Data records
--- BEGIN ---

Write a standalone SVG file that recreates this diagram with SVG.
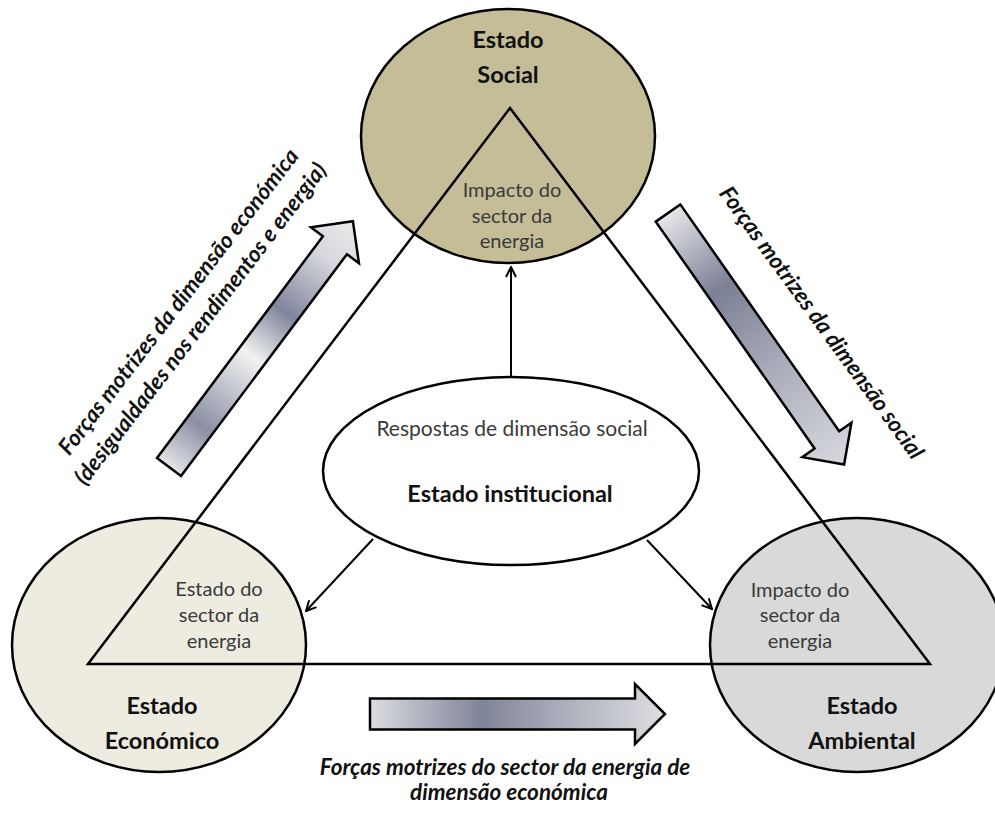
<svg xmlns="http://www.w3.org/2000/svg" width="995" height="818" viewBox="0 0 995 818">
  <style>
    .node { stroke: #000; stroke-width: 2.5; }
    .bold { font-family: Lato, "Liberation Sans", sans-serif; font-weight: bold; font-size: 23.5px; fill: #111; text-anchor: middle; }
    .reg { font-family: Lato, "Liberation Sans", sans-serif; font-size: 20px; fill: #3a3a3a; text-anchor: middle; }
    .cap { font-family: Lato, "Liberation Sans", sans-serif; font-weight: bold; font-style: italic; font-size: 22.5px; fill: #111; text-anchor: middle; }
    .tri { fill: none; stroke: #000; stroke-width: 2.5; stroke-linejoin: miter; }
    .conn { fill: none; stroke: #000; stroke-width: 2; }
    .block { stroke: #000; stroke-width: 2.5; stroke-linejoin: miter; }
  </style>
  <defs>
    <marker id="open" viewBox="0 0 12 12" refX="11" refY="6" markerWidth="12" markerHeight="12" markerUnits="userSpaceOnUse" orient="auto">
      <path d="M1,1 L11,6 L1,11" fill="none" stroke="#000" stroke-width="2"/>
    </marker>
    <linearGradient id="gLeft" x1="0" y1="0" x2="1" y2="0">
      <stop offset="0" stop-color="#e4e4e8"/>
      <stop offset="0.17" stop-color="#8a8fa3"/>
      <stop offset="0.45" stop-color="#f2f2f2"/>
      <stop offset="0.63" stop-color="#7f859b"/>
      <stop offset="0.85" stop-color="#d6d7dc"/>
      <stop offset="1" stop-color="#eaeaec"/>
    </linearGradient>
    <linearGradient id="gRight" x1="0" y1="0" x2="1" y2="0">
      <stop offset="0" stop-color="#e6e6e9"/>
      <stop offset="0.3" stop-color="#7b8096"/>
      <stop offset="0.65" stop-color="#aeb1bd"/>
      <stop offset="1" stop-color="#d8d9de"/>
    </linearGradient>
    <linearGradient id="gBottom" x1="0" y1="0" x2="1" y2="0">
      <stop offset="0" stop-color="#dcdde1"/>
      <stop offset="0.38" stop-color="#7f8499"/>
      <stop offset="0.7" stop-color="#b3b5c0"/>
      <stop offset="1" stop-color="#dddee1"/>
    </linearGradient>
  </defs>

  <g id="estado-social">
    <ellipse class="node" cx="508" cy="136" rx="147" ry="127" fill="#c4bd97"/>
    <text class="bold" x="508" y="48">Estado</text>
    <text class="bold" x="508" y="83">Social</text>
    <text class="reg" x="512" y="197">Impacto do</text>
    <text class="reg" x="512" y="223">sector da</text>
    <text class="reg" x="512" y="248">energia</text>
  </g>

  <g id="estado-economico">
    <ellipse class="node" cx="159" cy="645" rx="147" ry="127" fill="#eeece1"/>
    <text class="reg" x="219" y="596">Estado do</text>
    <text class="reg" x="219" y="622">sector da</text>
    <text class="reg" x="219" y="648">energia</text>
    <text class="bold" x="162" y="714">Estado</text>
    <text class="bold" x="162" y="749">Económico</text>
  </g>

  <g id="estado-ambiental">
    <ellipse class="node" cx="857" cy="645" rx="147" ry="127" fill="#d9d9d9"/>
    <text class="reg" x="800" y="597">Impacto do</text>
    <text class="reg" x="800" y="622">sector da</text>
    <text class="reg" x="800" y="648">energia</text>
    <text class="bold" x="862" y="714">Estado</text>
    <text class="bold" x="862" y="749">Ambiental</text>
  </g>

  <g id="triangulo">
    <polygon class="tri" points="510,108 930,664 88,664"/>
  </g>

  <g id="estado-institucional">
    <ellipse class="node" cx="511" cy="471" rx="188" ry="94" fill="#ffffff"/>
    <text class="reg" x="512" y="436" style="font-size:21px">Respostas de dimensão social</text>
    <text class="bold" x="510" y="502">Estado institucional</text>
  </g>

  <g id="connectors">
    <line class="conn" x1="511" y1="377" x2="511" y2="267" marker-end="url(#open)"/>
    <line class="conn" x1="373" y1="539" x2="306" y2="611" marker-end="url(#open)"/>
    <line class="conn" x1="647" y1="540" x2="712" y2="609" marker-end="url(#open)"/>
  </g>

  <g id="forcas-economica">
    <polygon class="block" fill="url(#gLeft)" transform="translate(169,467) rotate(-53.2)" points="0,-15 277,-15 277,-30 307,0 277,30 277,15 0,15"/>
    <text class="cap" transform="translate(179,302) rotate(-52.5)" x="0" y="7">Forças motrizes da dimensão económica</text>
    <text class="cap" transform="translate(201,324) rotate(-52.5)" x="0" y="7">(desigualdades nos rendimentos e energia)</text>
  </g>

  <g id="forcas-social">
    <polygon class="block" fill="url(#gRight)" transform="translate(668,213) rotate(55)" points="0,-15 277,-15 277,-30 307,0 277,30 277,15 0,15"/>
    <text class="cap" transform="translate(821,323) rotate(54)" x="0" y="7">Forças motrizes da dimensão social</text>
  </g>

  <g id="forcas-sector">
    <polygon class="block" fill="url(#gBottom)" transform="translate(370,714)" points="0,-15.5 265,-15.5 265,-30 295,0 265,30 265,15.5 0,15.5"/>
    <text class="cap" x="505" y="775">Forças motrizes do sector da energia de</text>
    <text class="cap" x="509" y="800">dimensão económica</text>
  </g>
</svg>
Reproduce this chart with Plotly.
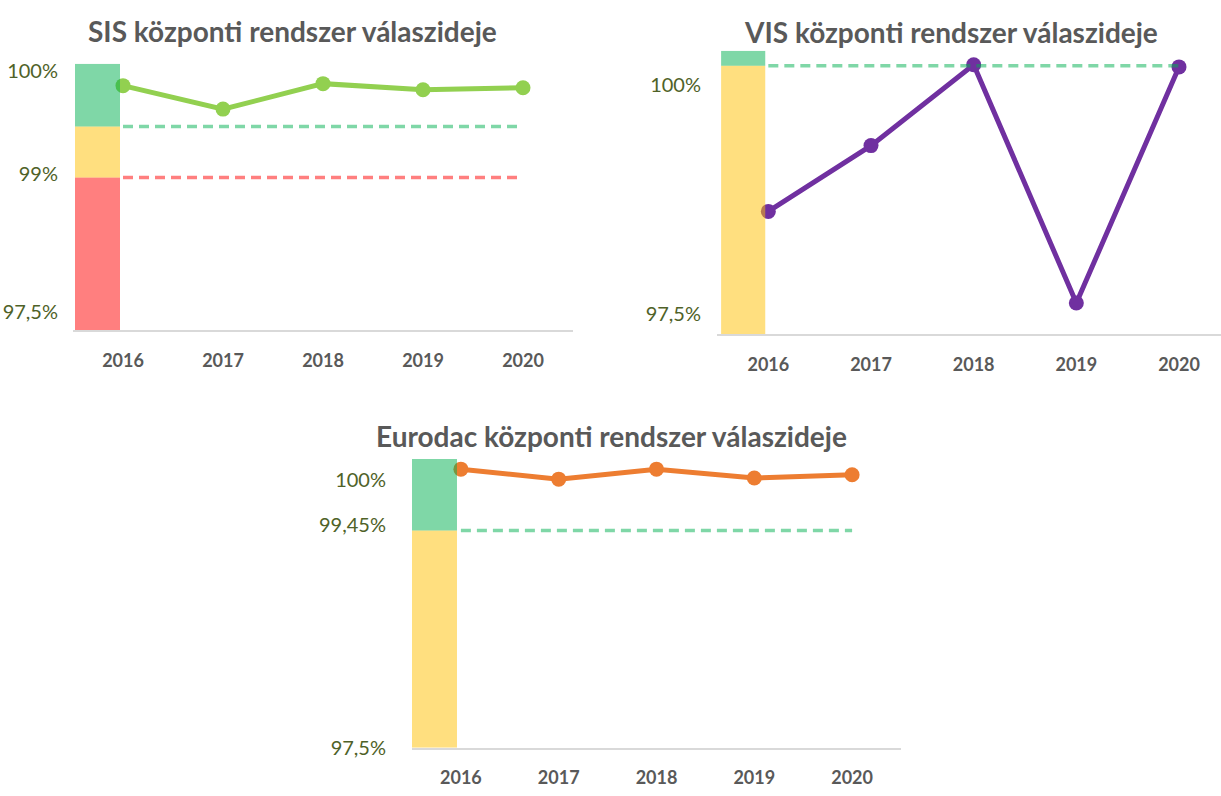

--- END ---

• _Work to do_
Repeat the records above exactly, omitting every picture.

• _Result of the task_
Write a standalone SVG file that recreates this diagram with SVG.
<svg xmlns="http://www.w3.org/2000/svg" width="995" height="818" viewBox="0 0 995 818">
  <style>
    .node { stroke: #000; stroke-width: 2.5; }
    .bold { font-family: Lato, "Liberation Sans", sans-serif; font-weight: bold; font-size: 23.5px; fill: #111; text-anchor: middle; }
    .reg { font-family: Lato, "Liberation Sans", sans-serif; font-size: 20px; fill: #3a3a3a; text-anchor: middle; }
    .cap { font-family: Lato, "Liberation Sans", sans-serif; font-weight: bold; font-style: italic; font-size: 22.5px; fill: #111; text-anchor: middle; }
    .tri { fill: none; stroke: #000; stroke-width: 2.5; stroke-linejoin: miter; }
    .conn { fill: none; stroke: #000; stroke-width: 2; }
    .block { stroke: #000; stroke-width: 2.5; stroke-linejoin: miter; }
  </style>
  <defs>
    <marker id="open" viewBox="0 0 12 12" refX="11" refY="6" markerWidth="12" markerHeight="12" markerUnits="userSpaceOnUse" orient="auto">
      <path d="M1,1 L11,6 L1,11" fill="none" stroke="#000" stroke-width="2"/>
    </marker>
    <linearGradient id="gLeft" x1="0" y1="0" x2="1" y2="0">
      <stop offset="0" stop-color="#e4e4e8"/>
      <stop offset="0.17" stop-color="#8a8fa3"/>
      <stop offset="0.45" stop-color="#f2f2f2"/>
      <stop offset="0.63" stop-color="#7f859b"/>
      <stop offset="0.85" stop-color="#d6d7dc"/>
      <stop offset="1" stop-color="#eaeaec"/>
    </linearGradient>
    <linearGradient id="gRight" x1="0" y1="0" x2="1" y2="0">
      <stop offset="0" stop-color="#e6e6e9"/>
      <stop offset="0.3" stop-color="#7b8096"/>
      <stop offset="0.65" stop-color="#aeb1bd"/>
      <stop offset="1" stop-color="#d8d9de"/>
    </linearGradient>
    <linearGradient id="gBottom" x1="0" y1="0" x2="1" y2="0">
      <stop offset="0" stop-color="#dcdde1"/>
      <stop offset="0.38" stop-color="#7f8499"/>
      <stop offset="0.7" stop-color="#b3b5c0"/>
      <stop offset="1" stop-color="#dddee1"/>
    </linearGradient>
  </defs>

  <g id="estado-social">
    <ellipse class="node" cx="508" cy="136" rx="147" ry="127" fill="#c4bd97"/>
    <text class="bold" x="508" y="48">Estado</text>
    <text class="bold" x="508" y="83">Social</text>
    <text class="reg" x="512" y="197">Impacto do</text>
    <text class="reg" x="512" y="223">sector da</text>
    <text class="reg" x="512" y="248">energia</text>
  </g>

  <g id="estado-economico">
    <ellipse class="node" cx="159" cy="645" rx="147" ry="127" fill="#eeece1"/>
    <text class="reg" x="219" y="596">Estado do</text>
    <text class="reg" x="219" y="622">sector da</text>
    <text class="reg" x="219" y="648">energia</text>
    <text class="bold" x="162" y="714">Estado</text>
    <text class="bold" x="162" y="749">Económico</text>
  </g>

  <g id="estado-ambiental">
    <ellipse class="node" cx="857" cy="645" rx="147" ry="127" fill="#d9d9d9"/>
    <text class="reg" x="800" y="597">Impacto do</text>
    <text class="reg" x="800" y="622">sector da</text>
    <text class="reg" x="800" y="648">energia</text>
    <text class="bold" x="862" y="714">Estado</text>
    <text class="bold" x="862" y="749">Ambiental</text>
  </g>

  <g id="triangulo">
    <polygon class="tri" points="510,108 930,664 88,664"/>
  </g>

  <g id="estado-institucional">
    <ellipse class="node" cx="511" cy="471" rx="188" ry="94" fill="#ffffff"/>
    <text class="reg" x="512" y="436" style="font-size:21px">Respostas de dimensão social</text>
    <text class="bold" x="510" y="502">Estado institucional</text>
  </g>

  <g id="connectors">
    <line class="conn" x1="511" y1="377" x2="511" y2="267" marker-end="url(#open)"/>
    <line class="conn" x1="373" y1="539" x2="306" y2="611" marker-end="url(#open)"/>
    <line class="conn" x1="647" y1="540" x2="712" y2="609" marker-end="url(#open)"/>
  </g>

  <g id="forcas-economica">
    <polygon class="block" fill="url(#gLeft)" transform="translate(169,467) rotate(-53.2)" points="0,-15 277,-15 277,-30 307,0 277,30 277,15 0,15"/>
    <text class="cap" transform="translate(179,302) rotate(-52.5)" x="0" y="7">Forças motrizes da dimensão económica</text>
    <text class="cap" transform="translate(201,324) rotate(-52.5)" x="0" y="7">(desigualdades nos rendimentos e energia)</text>
  </g>

  <g id="forcas-social">
    <polygon class="block" fill="url(#gRight)" transform="translate(668,213) rotate(55)" points="0,-15 277,-15 277,-30 307,0 277,30 277,15 0,15"/>
    <text class="cap" transform="translate(821,323) rotate(54)" x="0" y="7">Forças motrizes da dimensão social</text>
  </g>

  <g id="forcas-sector">
    <polygon class="block" fill="url(#gBottom)" transform="translate(370,714)" points="0,-15.5 265,-15.5 265,-30 295,0 265,30 265,15.5 0,15.5"/>
    <text class="cap" x="505" y="775">Forças motrizes do sector da energia de</text>
    <text class="cap" x="509" y="800">dimensão económica</text>
  </g>
</svg>
Reproduce this chart with Plotly.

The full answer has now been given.